Воронин пошел в штурманскую и записал: «14 августа в 5 часов 40 минут… Лед крупнобитый — восемь баллов».
И началось испытание судна.
— Полный вперед! — скомандовал Воронин.
Послышался звон сигналов в машинном отделении. Тихий, умиротворенный гул малого хода сменился грохотом полного — судно рванулось вперед. Капитан, перегнувшись через борт, стал глядеть под форштевень. «Челюскин» вздрогнул от удара и медленно, как бы нехотя, задрал нос кверху, лед, не выдержав веса судна, со вздохом переломился. С него скатились потоки натаявшей воды. Судно осело носом, и его бока раздвинули льдины в стороны.
Капитан недовольно морщился: «Сибиряков» такие льды форсировал с легкостью необыкновенной.
Те, кому надоело смотреть на «ледовое крещение» судна, спустились в свои каюты. Но лед и тут давал о себе знать — льдины скреблись о корпус, шуршали и стонали.
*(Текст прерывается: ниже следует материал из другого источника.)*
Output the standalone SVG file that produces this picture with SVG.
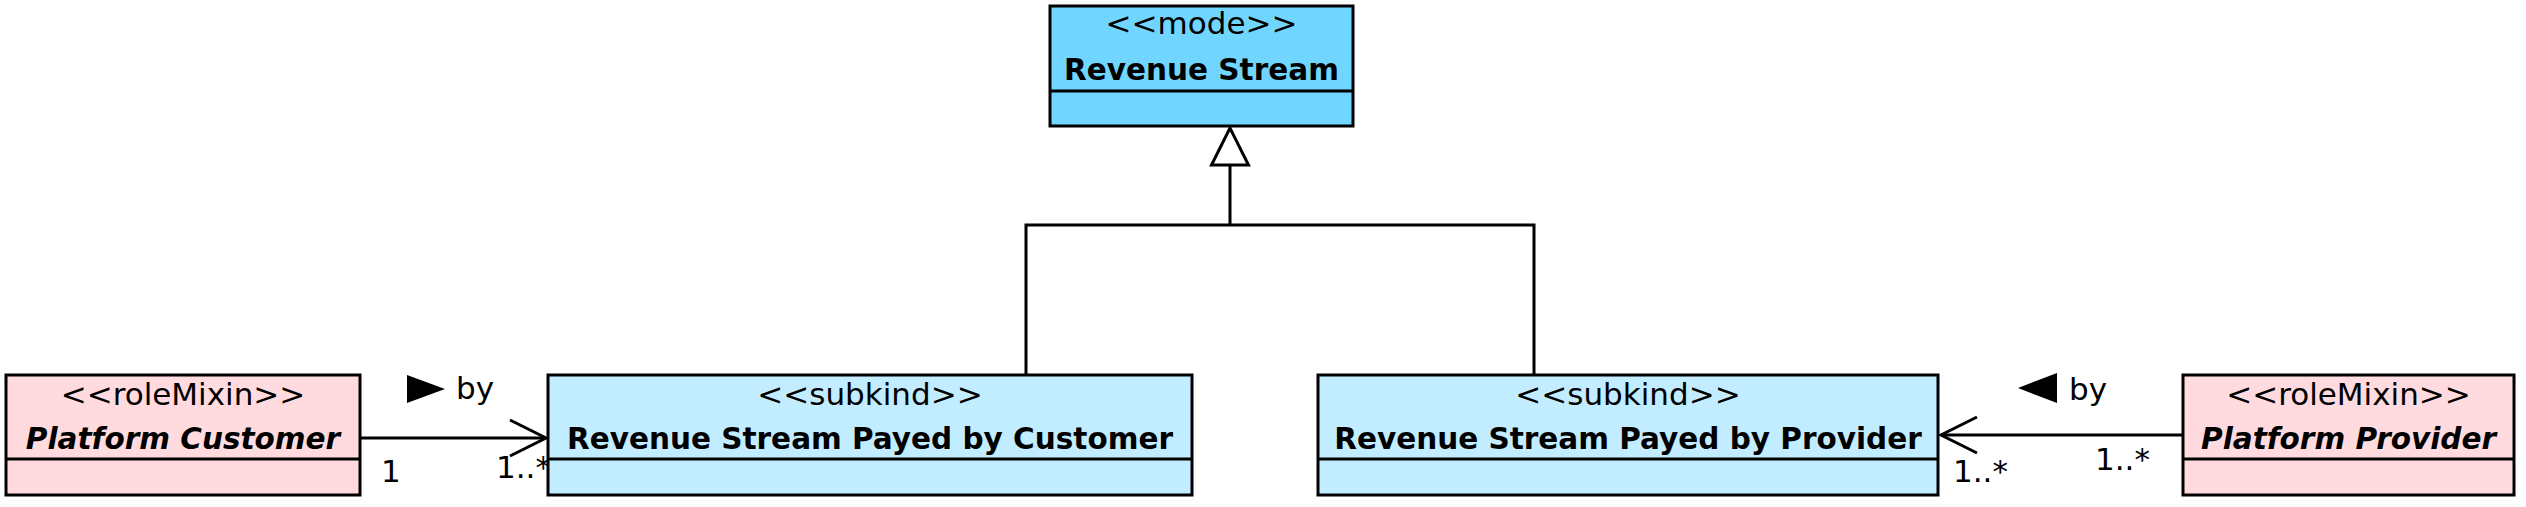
<svg xmlns="http://www.w3.org/2000/svg" width="2526" height="507" viewBox="0 0 2526 507">
<style>
  .box { stroke: #000; stroke-width: 3; }
  .mode { fill: #70D6FF; }
  .sub { fill: #C2ECFF; }
  .role { fill: #FFDBDF; }
  .div { stroke: #000; stroke-width: 3; fill: none; }
  .st { font-family: "DejaVu Sans", sans-serif; font-size: 31px; text-anchor: middle; fill: #000; }
  .nm { font-family: "DejaVu Sans", sans-serif; font-size: 29.5px; font-weight: bold; text-anchor: middle; fill: #000; }
  .it { font-style: italic; }
  .ln { stroke: #000; stroke-width: 3; fill: none; }
  .lbl { font-family: "DejaVu Sans", sans-serif; font-size: 31px; fill: #000; }
</style>
<rect width="2526" height="507" fill="#fff"/>
<g id="connectors">
  <path class="ln" d="M1230,165 V225 M1026,375 V225 H1534 V375"/>
  <polygon points="1230,128 1211.5,165 1248.5,165" fill="#fff" stroke="#000" stroke-width="3"/>
  <line class="ln" x1="360" y1="438" x2="546" y2="438"/>
  <polyline class="ln" points="510,420 546,438 510,456"/>
  <polygon points="407,375 445,389 407,403" fill="#000"/>
  <text class="lbl" x="456" y="399">by</text>
  <text class="lbl" x="381" y="482">1</text>
  <text class="lbl" x="496" y="478">1..*</text>
  <line class="ln" x1="2183" y1="435" x2="1941" y2="435"/>
  <polyline class="ln" points="1977,417 1941,435 1977,453"/>
  <polygon points="2057,373 2018,388 2057,403" fill="#000"/>
  <text class="lbl" x="2069" y="400">by</text>
  <text class="lbl" x="1953" y="482">1..*</text>
  <text class="lbl" x="2095" y="470">1..*</text>
</g>
<g id="revenue-stream">
  <rect class="box mode" x="1050" y="6" width="303" height="120"/>
  <line class="div" x1="1050" y1="91" x2="1353" y2="91"/>
  <text class="st" x="1201.5" y="34">&lt;&lt;mode&gt;&gt;</text>
  <text class="nm" x="1201.5" y="80">Revenue Stream</text>
</g>
<g id="platform-customer">
  <rect class="box role" x="6" y="375" width="354" height="120"/>
  <line class="div" x1="6" y1="459" x2="360" y2="459"/>
  <text class="st" x="183" y="405">&lt;&lt;roleMixin&gt;&gt;</text>
  <text class="nm it" x="183" y="449">Platform Customer</text>
</g>
<g id="rs-customer">
  <rect class="box sub" x="548" y="375" width="644" height="120"/>
  <line class="div" x1="548" y1="459" x2="1192" y2="459"/>
  <text class="st" x="870" y="405">&lt;&lt;subkind&gt;&gt;</text>
  <text class="nm" x="870" y="449">Revenue Stream Payed by Customer</text>
</g>
<g id="rs-provider">
  <rect class="box sub" x="1318" y="375" width="620" height="120"/>
  <line class="div" x1="1318" y1="459" x2="1938" y2="459"/>
  <text class="st" x="1628" y="405">&lt;&lt;subkind&gt;&gt;</text>
  <text class="nm" x="1628" y="449">Revenue Stream Payed by Provider</text>
</g>
<g id="platform-provider">
  <rect class="box role" x="2183" y="375" width="331" height="120"/>
  <line class="div" x1="2183" y1="459" x2="2514" y2="459"/>
  <text class="st" x="2348.5" y="405">&lt;&lt;roleMixin&gt;&gt;</text>
  <text class="nm it" x="2348.5" y="449">Platform Provider</text>
</g>
</svg>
В трюмах, где нет внутренней обшивки, стоял неистовый грохот. Морская качка превратилась в ледовую.
Удары бывали настолько сильны, что кое-кто стал поговаривать:
— Есть один шпангоут![5]
— А вот и второй полетел.
В три часа дня на капитанский мостик вихрем влетел старпом Гудин и что-то шепнул на ухо Воронину. Оба скрылись во мраке трюма. И скоро всем стало известно: «Челюскин» получил первые серьезные повреждения. По правому борту разъехался шов и срезались заклепки.
В судовом журнале Воронин записал: «14 авг. в 15 час. обнаружена течь корпуса в межпалубном пространстве трюма № 1 с правого и левого борта. Легли на компасный курс вест. Лед крупнобитый — восемь баллов».
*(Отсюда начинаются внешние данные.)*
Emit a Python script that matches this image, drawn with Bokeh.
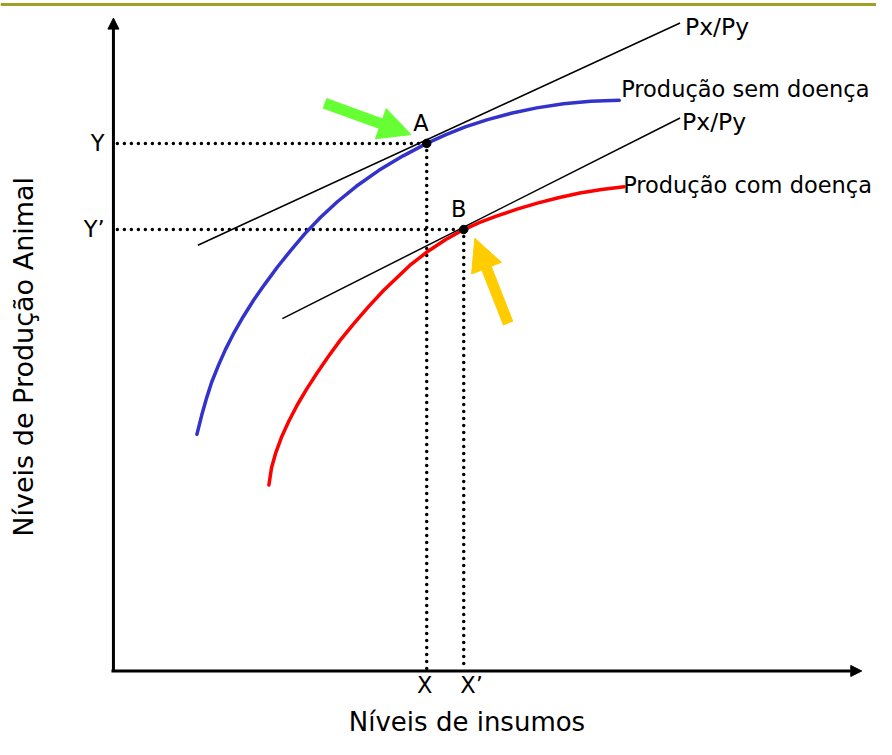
import math
from bokeh.plotting import figure
from bokeh.models import Range1d, Arrow, NormalHead, Span, ColumnDataSource
from bokeh.core.properties import value
from bokeh.embed import file_html
from bokeh.resources import INLINE

# ---- data (abstract units, origin at the axes' crossing) ----
blue_x = [85, 90, 95, 100, 107, 114, 123, 132, 143, 154, 167, 180, 195, 210.7, 228, 247.3,
          270.3, 295, 319, 338, 358.3, 381, 405, 431, 458.3, 486, 515]
blue_y = [241.7, 261.7, 279.3, 295, 312.5, 328.3, 346, 361.7, 379.3, 395, 412.7, 429, 446.8,
          463.3, 479.4, 495.2, 511.5, 526.3, 539, 547.7, 555.8, 563.3, 569.8, 575.3, 579.5, 582, 583]

red_x = [158.3, 161, 165, 171, 178.3, 187, 196.7, 207, 218.3, 231, 245, 260, 275, 301.7, 320,
         338, 356.7, 373, 390, 411, 431.7, 453, 475, 497, 520]
red_y = [190, 207.6, 222, 238.5, 254.6, 271.5, 288, 304, 320.5, 338, 355.1, 372.5, 388.7, 414.3,
         428.6, 440.5, 451, 458.4, 464.7, 471.8, 478, 483.5, 488.3, 492, 494.8]

tan1_x = [86, 577]
tan1_y = [435, 662]
tan2_x = [172, 577]
tan2_y = [360, 565]

pt_names = ["A", "B"]
pt_x = [319, 356.7]
pt_y = [539, 451]

xtick_labels = ["X", "X\u2019"]
ytick_labels = ["Y", "Y\u2019"]
curve_labels = ["Produ\u00e7\u00e3o sem doen\u00e7a", "Produ\u00e7\u00e3o com doen\u00e7a"]
price_label = "Px/Py"
x_title = "N\u00edveis de insumos"
y_title = "N\u00edveis de Produ\u00e7\u00e3o Animal"

X_MAX = 762
Y_MAX = 667

FONT = value("DejaVu Sans")

p = figure(width=876, height=739, x_range=Range1d(-115, 777), y_range=Range1d(-70, 685),
           output_backend="svg", toolbar_location=None, min_border=0,
           x_axis_type=None, y_axis_type=None)
p.grid.visible = False
p.outline_line_color = None
p.background_fill_color = "white"
p.border_fill_color = "white"

# top decorative rule
p.add_layout(Span(location=681, dimension="width", line_color="#a0a024", line_width=3))

# axes with arrow heads
p.add_layout(Arrow(end=NormalHead(size=11, fill_color="black", line_color="black", line_width=1),
                   x_start=-2, y_start=0, x_end=X_MAX, y_end=0, line_width=3, line_color="black"))
p.add_layout(Arrow(end=NormalHead(size=11, fill_color="black", line_color="black", line_width=1),
                   x_start=0, y_start=-1, x_end=0, y_end=Y_MAX, line_width=3, line_color="black"))

# dotted guide lines
guides = ColumnDataSource(dict(
    x0=[4, pt_x[0], 4, pt_x[1]],
    y0=[pt_y[0], pt_y[0], pt_y[1], pt_y[1]],
    x1=[pt_x[0], pt_x[0], pt_x[1], pt_x[1]],
    y1=[pt_y[0], 2, pt_y[1], 2],
))
p.segment(x0="x0", y0="y0", x1="x1", y1="y1", source=guides, line_color="black",
          line_width=3.5, line_dash="0 7", line_cap="round")

# production curves
p.line(blue_x, blue_y, line_color="#3333cc", line_width=3.5, line_join="round", line_cap="round")
p.line(red_x, red_y, line_color="#ff0000", line_width=3.5, line_join="round", line_cap="round")

# price ratio (tangent) lines
p.line(tan1_x, tan1_y, line_color="black", line_width=1.5)
p.line(tan2_x, tan2_y, line_color="black", line_width=1.5)

# tangency points
p.scatter(pt_x, pt_y, size=8.5, color="black")

# highlight arrows
p.add_layout(Arrow(end=NormalHead(size=32, fill_color="#66ff33", line_color="#66ff33", line_width=1),
                   x_start=215, y_start=580, x_end=303, y_end=548,
                   line_width=11, line_color="#66ff33"))
p.add_layout(Arrow(end=NormalHead(size=32, fill_color="#ffcc00", line_color="#ffcc00", line_width=1),
                   x_start=402, y_start=355, x_end=368, y_end=442,
                   line_width=11, line_color="#ffcc00"))

# point labels
p.text(x=[pt_x[0] - 6, pt_x[1] - 5], y=[pt_y[0] + 21, pt_y[1] + 21], text=pt_names,
       text_font=FONT, text_font_size="22.5px", text_align="center", text_baseline="middle",
       text_color="black")

# tick-like labels
p.text(x=[pt_x[0] - 2, pt_x[1] + 8], y=[-14, -14], text=xtick_labels,
       text_font=FONT, text_font_size="22.5px", text_align="center", text_baseline="middle",
       text_color="black")
p.text(x=[-9, -9], y=[pt_y[0], pt_y[1] + 1], text=ytick_labels,
       text_font=FONT, text_font_size="22.5px", text_align="right", text_baseline="middle",
       text_color="black")

# curve labels
p.text(x=[blue_x[-1] + 2, red_x[-1] - 1], y=[blue_y[-1] + 12, red_y[-1] + 2], text=curve_labels,
       text_font=FONT, text_font_size="22.5px", text_align="left", text_baseline="middle",
       text_color="black")
p.text(x=[tan1_x[-1] + 5, tan2_x[-1] + 2], y=[tan1_y[-1] - 4, tan2_y[-1] - 4],
       text=[price_label, price_label],
       text_font=FONT, text_font_size="23.5px", text_align="left", text_baseline="middle",
       text_color="black")

# axis titles
p.text(x=[360], y=[-52], text=[x_title], text_font=FONT, text_font_size="26px",
       text_align="center", text_baseline="middle", text_color="black")
p.text(x=[-92], y=[321], text=[y_title], angle=math.pi / 2, text_font=FONT, text_font_size="27px",
       text_align="center", text_baseline="middle", text_color="black")

open("out.html", "w").write(file_html(p, INLINE))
Журналисты собирали на память о первом повреждении срезанные заклепки толщиной с водопроводную трубу.
— Начались приключения, — процедил сквозь зубы Воронин. — Впрочем, я это знал.
— Все не так плохо, как вы полагаете, — возразил Шмидт. — «Челюскин» форсирует льды самым слабым своим местом. Ведь вы знаете, что пароход перегружен и сидит низко в воде. Вот отгрузим уголь, судно поднимется и будем бить лед уже укрепленным поясом. Вызовем «Красина» — он и уголь у нас возьмет, и потом выведет нас на чистую воду.
Воронин глядел за борт и о чем-то размышлял. Шмидту показалось, что капитан несколько осунулся и поскучнел.
«Он повреждения судна воспринимает, как повреждения собственного тела», — подумал Шмидт и продолжал бодрым голосом, каким говорят обычно с больным: — Все будет хорошо, Владимир Иванович. Кругом столько мощных ледоколов — помогут.
— Дальше не пойдем, — сказал Воронин, поворачиваясь к Шмидту, и пояснил: — Самостоятельное движение без посторонней помощи только даром расшатает корпус судна. Надо ждать «Красина».
— Как только разгрузимся, дела пойдут лучше. Вот увидите.
— Да, лучше, — согласился Воронин.
Оптимизм начальника экспедиции передался и остальным челюскинцам.
Гидролог Хмызников спустился в кают-компанию и сел за пианино. Тут же подоспели музыканты с балалайками и гитарами, и был устроен самый настоящий концерт. Играли «Светит месяц», «Стеньку Разина», «Вот мчится тройка почтовая».
«Отдыхайте, товарищи, — сказал капитан мысленно, — скоро вам предстоит аврал. И не один, а сотни. Вы еще не видели настоящих авралов».
17 августа стоял тихий, ясный день. Надо льдами плыло и дрожало марево, словно там, вдали, — открытая вода. Но если приглядеться, то можно было видеть, что огненные точки не плывут, а остаются на месте.